HFPA Film Restoration Summit

On March 9, 2019, the HFPA hosted a summit to spotlight the crisis threatening the world’s film heritage. Luminaries in the film preservation field discussed the decay endangering films worldwide and the need to restore, archive and protect them before it’s too late. The Library of Congress has calculated that 75% of all silent film ever made have succumbed to decay and are forever lost. Martin Scorsese who founded the Film Foundation estimates that a full 90% of all American films made before 1929 are now gone. And film degradation threatens all films, including recent productions. With this in mind, the HFPA asked leading experts in the field to enlighten film fans about the scope of the crisis threatening a vital part of the world’s cultural heritage. Joining us at the historic and majestic Theater at Ace (previously the United Artists movie palace on Broadway in Los Angeles) were seven-time Golden Globe winner Jane Fonda, Globe-winning director Alexander Payne, UCLA Film and Television archive director Jan-Christopher Horak, Sony’s foremost  restoration expert Grover Crisp and Sandra Schulberg, founder and director of independent film restoration association Indie Collect, who also moderated the panel.
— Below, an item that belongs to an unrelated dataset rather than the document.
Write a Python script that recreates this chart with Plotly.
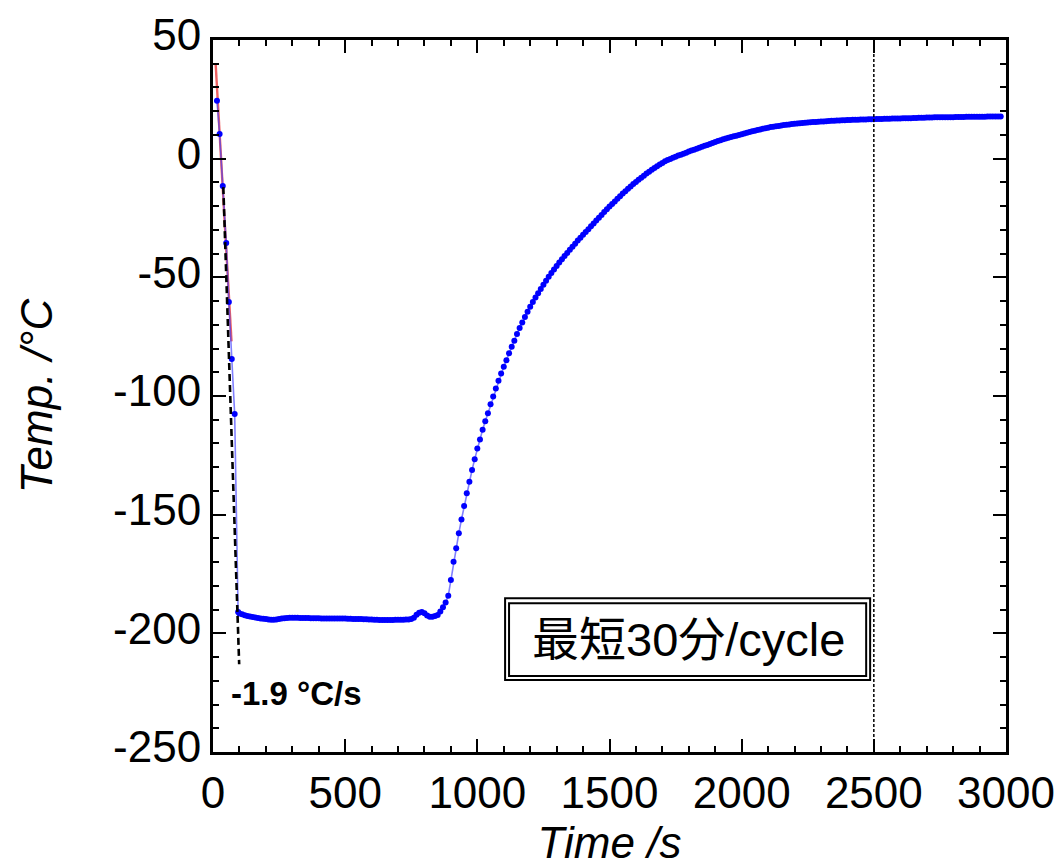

Our featured guest was Thierry Frémaux, director of the Cannes Film Festival as well as the Lyon Film Festival, one of the world’s premiere shows cases for classic and restored films. You won’t want to miss his riveting presentation of Lumière Brothers shorts: far from being simple novelties, the films which are cinema’s birth certificate also contain the beginnings of what would grow to become one of our world’s preeminent art forms.